At trial, the case against Mr Baird was that he was a secondary party to the manufacture of methamphetamine, pursuant to both ss 66(1) and 66(2) of the Crimes Act 1961. The Crown conceded before the Court of Appeal that, although the case against his co-offenders was very strong, there was no evidence against Mr Baird under s 66(1).[2] The Court of Appeal held that this had not been made clear to the jury either by the Crown or the trial Judge. Accordingly, this led to the risk that the jury might have thought there was an evidential foundation against Mr Baird under s 66(1).[3] However, after reviewing the evidence of Mr Baird’s liability under s 66(2), the Court of Appeal was satisfied that there was no substantial miscarriage of justice because his conviction on those counts was inevitable. The Court of Appeal thus applied the proviso to s 385(1) of the Crimes Act.[4]
[2] At [10].
[3] At [32].
[4] At [38].
There may be scope for argument as to whether the Crown concession relating to s 66(1) was well made and therefore whether the trial Judge’s summing up was in fact defective. Even if the summing up were defective, however, the proviso was not misapplied by the Court of Appeal.

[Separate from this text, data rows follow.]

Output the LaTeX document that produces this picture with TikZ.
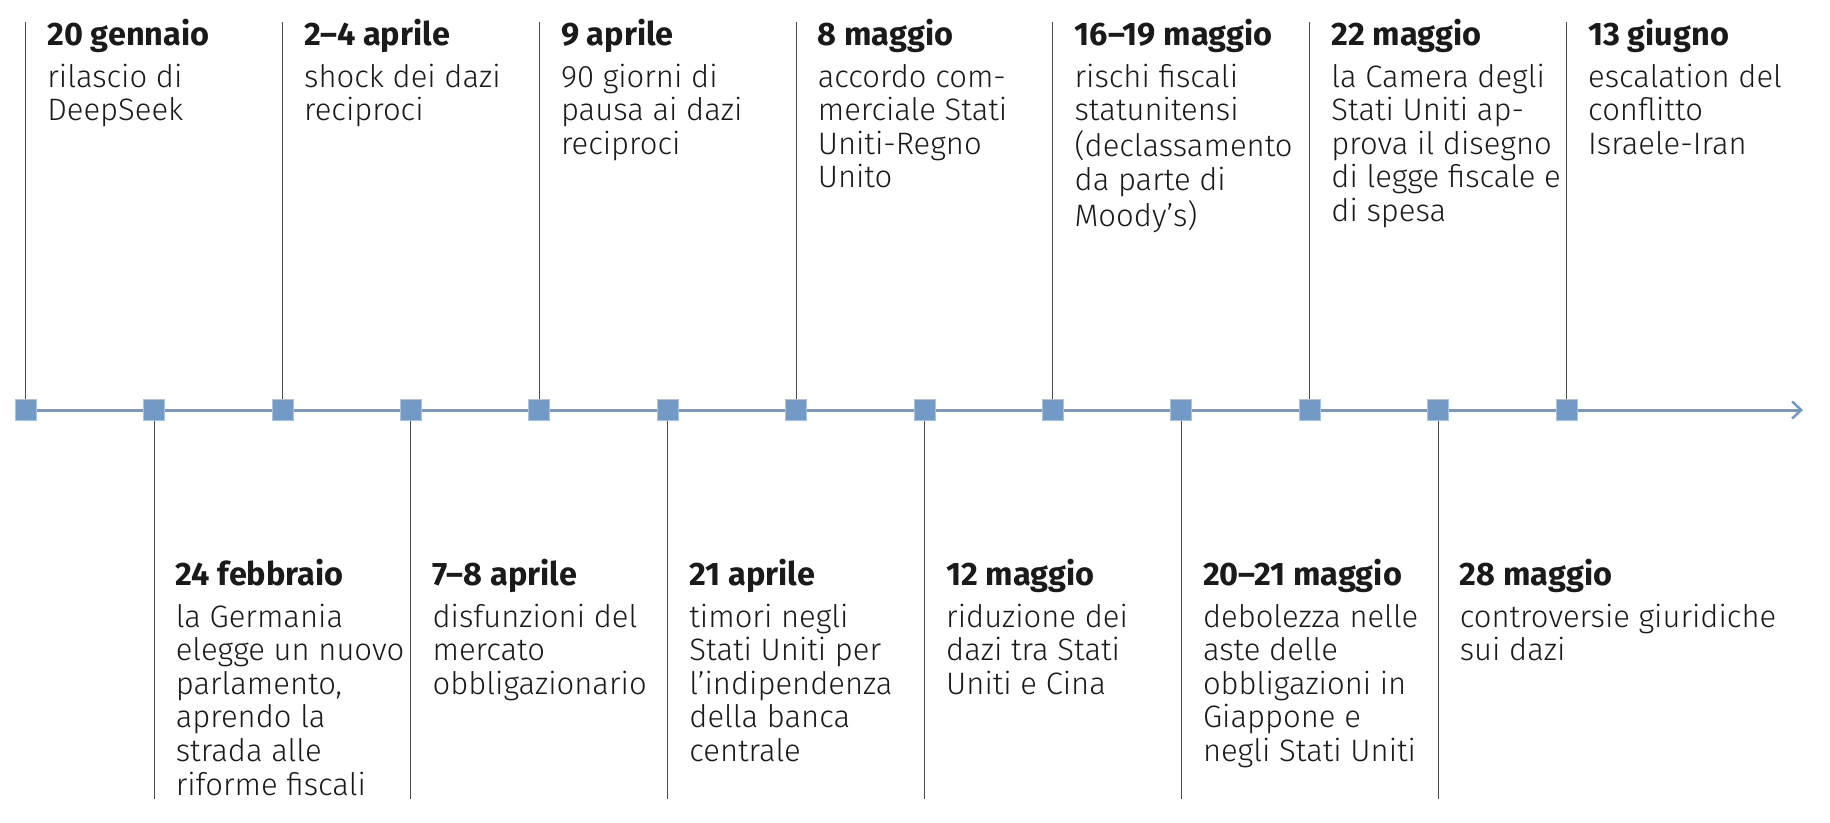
\documentclass[tikz,border=0pt]{standalone}
\usepackage{fontspec}
\setmainfont{Fira Sans Light}[BoldFont={Fira Sans Bold}]
\usetikzlibrary{arrows.meta,backgrounds}
\definecolor{axisblue}{HTML}{7399C6}
\definecolor{sqedge}{HTML}{A9C3E3}
\definecolor{stem}{HTML}{4A4A4A}
\definecolor{bodytxt}{HTML}{1A1A1A}
\newcommand{\evtxt}[2]{\fontsize{31}{33.6}\selectfont\begin{tabular}[t]{@{}l@{}}{\fontsize{32.5}{33.6}\selectfont\bfseries #1}\\[8.4pt]#2\end{tabular}}
\tikzset{
  marker/.style={rectangle, fill=axisblue, draw=sqedge, line width=0.8pt, minimum size=21pt, inner sep=0pt},
  axisline/.style={draw=axisblue, line width=3pt, -{Straight Barb[length=9pt,width=17pt,line width=2.5pt]}},
  stemline/.style={draw=stem, line width=1.1pt},
  evlabel/.style={anchor=base west, inner sep=0pt, text=bodytxt},
}
\begin{document}
\begin{tikzpicture}[x=1pt,y=1pt]
\useasboundingbox (0,0) rectangle (1830,-822);
% markers
\foreach \k in {0,...,12}{
  \node[marker] (s\k) at ({25.7+128.4*\k},-410) {};
}
\coordinate (tip) at (1803,-410);
\begin{pgfonlayer}{background}
\draw[axisline] (s0.center) -- (tip);
\end{pgfonlayer}
% stems
\foreach \k in {0,2,4,6,8,10,12}{
  \coordinate (t\k) at ({25.7+128.4*\k},-21.7);
  \draw[stemline] (s\k.north) -- (t\k);
}
\foreach \k in {1,3,5,7,9,11}{
  \coordinate (b\k) at ({25.7+128.4*\k},-799);
  \draw[stemline] (s\k.south) -- (b\k);
}
% top labels
\node[evlabel] (e0) at ({47.2+128.4*0},-45) {\evtxt{20 gennaio}{rilascio di\\DeepSeek}};
\node[evlabel] (e2) at ({47.2+128.4*2},-45) {\evtxt{2–4 aprile}{shock dei dazi\\reciproci}};
\node[evlabel] (e4) at ({47.2+128.4*4},-45) {\evtxt{9 aprile}{90 giorni di\\pausa ai dazi\\reciproci}};
\node[evlabel] (e6) at ({47.2+128.4*6},-45) {\evtxt{8 maggio}{accordo com-\\merciale Stati\\Uniti-Regno\\Unito}};
\node[evlabel] (e8) at ({47.2+128.4*8},-45) {\evtxt{16–19 maggio}{rischi fiscali\\statunitensi\\(declassamento\\da parte di\\Moody’s)}};
\node[evlabel] (e10) at ({47.2+128.4*10},-45) {\evtxt{22 maggio}{la Camera degli\\Stati Uniti ap-\\prova il disegno\\di legge fiscale e\\di spesa}};
\node[evlabel] (e12) at ({47.2+128.4*12},-45) {\evtxt{13 giugno}{escalation del\\conflitto\\Israele-Iran}};
% bottom labels
\node[evlabel] (e1) at ({47.2+128.4*1},-585) {\evtxt{24 febbraio}{la Germania\\elegge un nuovo\\parlamento,\\aprendo la\\strada alle\\riforme fiscali}};
\node[evlabel] (e3) at ({47.2+128.4*3},-585) {\evtxt{7–8 aprile}{disfunzioni del\\mercato\\obbligazionario}};
\node[evlabel] (e5) at ({47.2+128.4*5},-585) {\evtxt{21 aprile}{timori negli\\Stati Uniti per\\l’indipendenza\\della banca\\centrale}};
\node[evlabel] (e7) at ({47.2+128.4*7},-585) {\evtxt{12 maggio}{riduzione dei\\dazi tra Stati\\Uniti e Cina}};
\node[evlabel] (e9) at ({47.2+128.4*9},-585) {\evtxt{20–21 maggio}{debolezza nelle\\aste delle\\obbligazioni in\\Giappone e\\negli Stati Uniti}};
\node[evlabel] (e11) at ({47.2+128.4*11},-585) {\evtxt{28 maggio}{controversie giuridiche\\sui dazi}};
\end{tikzpicture}
\end{document}
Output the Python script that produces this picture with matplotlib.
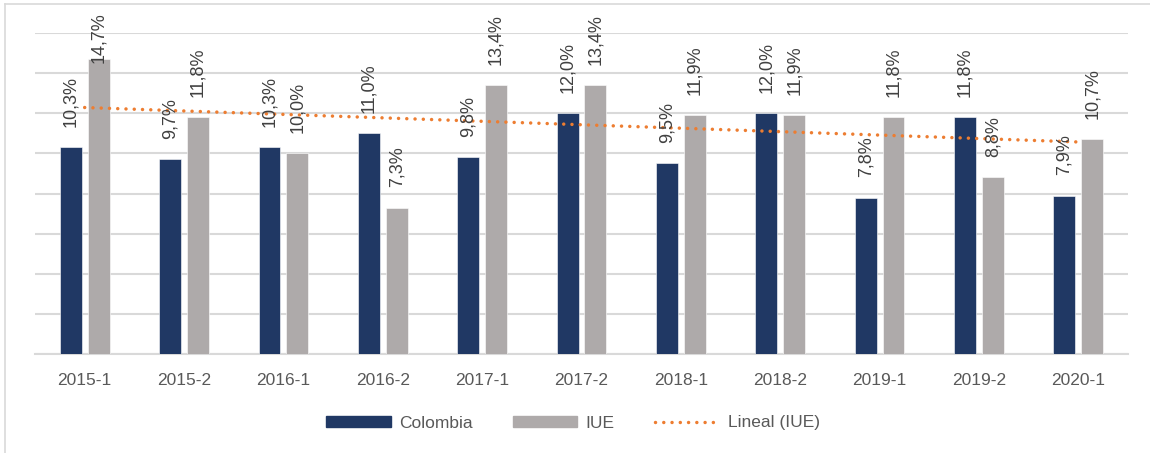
import numpy as np
import matplotlib
matplotlib.use("Agg")
import matplotlib.pyplot as plt
from matplotlib.lines import Line2D

categories = ["2015-1", "2015-2", "2016-1", "2016-2", "2017-1", "2017-2",
              "2018-1", "2018-2", "2019-1", "2019-2", "2020-1"]
colombia = [10.3, 9.7, 10.3, 11.0, 9.8, 12.0, 9.5, 12.0, 7.8, 11.8, 7.9]
iue = [14.7, 11.8, 10.0, 7.3, 13.4, 13.4, 11.9, 11.9, 11.8, 8.8, 10.7]

C_COL = "#203864"
C_IUE = "#aeaaaa"
C_TREND = "#ed7d31"
C_GRID = "#d9d9d9"

plt.rcParams['font.family'] = ['Liberation Sans', 'DejaVu Sans']

fig = plt.figure(figsize=(11.5, 4.53), dpi=100)
ax = fig.add_axes([35/1150, 99/453, (1128-35)/1150, (354-33)/453])

x = np.arange(len(categories))
w = 0.22
off = 0.14
ax.bar(x - off, colombia, w, color=C_COL, edgecolor="white", linewidth=0.4, zorder=3, label="Colombia")
ax.bar(x + off, iue, w, color=C_IUE, edgecolor="white", linewidth=0.4, zorder=3, label="IUE")

# linear trend of IUE
coef = np.polyfit(x, iue, 1)
trend = np.polyval(coef, x)
dot_style = (0, (0.01, 2.37))
ax.plot(x, trend, color=C_TREND, linewidth=2.5, linestyle=dot_style,
        dash_capstyle='round', zorder=4)

ax.set_xlim(-0.5, len(categories) - 0.5)
ax.set_ylim(0, 16)
ax.set_yticks(np.arange(0, 17, 2))
ax.yaxis.grid(True, color=C_GRID, linewidth=1.5, zorder=0)
ax.set_axisbelow(True)
ax.tick_params(axis='y', left=False, labelleft=False)
ax.tick_params(axis='x', bottom=False, pad=10, labelsize=12.5, labelcolor="#595959")
ax.set_xticks(x)
ax.set_xticklabels(categories)
for s in ['top', 'right', 'left']:
    ax.spines[s].set_visible(False)
ax.spines['bottom'].set_color(C_GRID)
ax.spines['bottom'].set_linewidth(1.5)

def fmt(v):
    return f"{v:.1f}".replace(".", ",") + "%"

top_limit = 17.05
lab_len = 2.55
for xi, vc, vi in zip(x, colombia, iue):
    for xp, v in ((xi - off, vc), (xi + off, vi)):
        yl = min(v + 1.0, top_limit - lab_len)
        ax.text(xp, yl, fmt(v), rotation=90, ha='center', va='bottom',
                fontsize=13, color="#404040", clip_on=False, zorder=5)

handles = [
    plt.Rectangle((0, 0), 1, 1, color=C_COL),
    plt.Rectangle((0, 0), 1, 1, color=C_IUE),
    Line2D([0], [0], color=C_TREND, linewidth=2.5, linestyle=dot_style, dash_capstyle='round'),
]
leg = fig.legend(handles, ["Colombia", "IUE", "Lineal (IUE)"], loc='center',
                 bbox_to_anchor=(573/1150, 1 - 423/453), ncol=3, frameon=False,
                 fontsize=12.5, handlelength=3.7, handleheight=0.55,
                 columnspacing=2.3, handletextpad=0.5)
for t in leg.get_texts():
    t.set_color("#595959")

# outer chart frame (top and left visible)
fig.add_artist(Line2D([5/1150, 5/1150], [0, 1 - 4/453], transform=fig.transFigure,
                      color=C_GRID, linewidth=1.2))
fig.add_artist(Line2D([5/1150, 1], [1 - 4/453, 1 - 4/453], transform=fig.transFigure,
                      color=C_GRID, linewidth=1.2))

fig.savefig("out.png", dpi=100)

The evidence in the case was that the manufacturing of methamphetamine took place at the Jacaranda Motel in Epsom from April 2009. The evidence against Mr Baird included:
(a)The sum of $310,000 in cash found under a floorboard in a shed at his home.
(b)Two four litre containers of acetone (a component in the process of methamphetamine manufacture) found in a storage unit Mr Baird rented in Avondale. One of which bore the fingerprint of one of his co-offenders.
(c)Intercepted conversations from 1 to 9 June 2009 (outside normal business hours) between Mr Baird and a co-offender – where in one Mr Baird is asked for “acetoney” and where in others there were coded references to the methamphetamine manufacturing process.
(d)Surveillance evidence placing Mr Baird at the Jacaranda Motel on 7 and 9 June 2009, albeit not at a time methamphetamine would have been present.
We accept the Crown’s submission that the Court of Appeal considered all relevant evidence, including Mr Baird’s explanations for the evidence against him, and applied the correct test[5] in coming to its decision. Conviction was inevitable and there is no risk of miscarriage of justice.
[5]Matenga v R [2009] NZSC 18, [2009] 3 NZLR 145 at [28].
The application for leave to appeal is dismissed.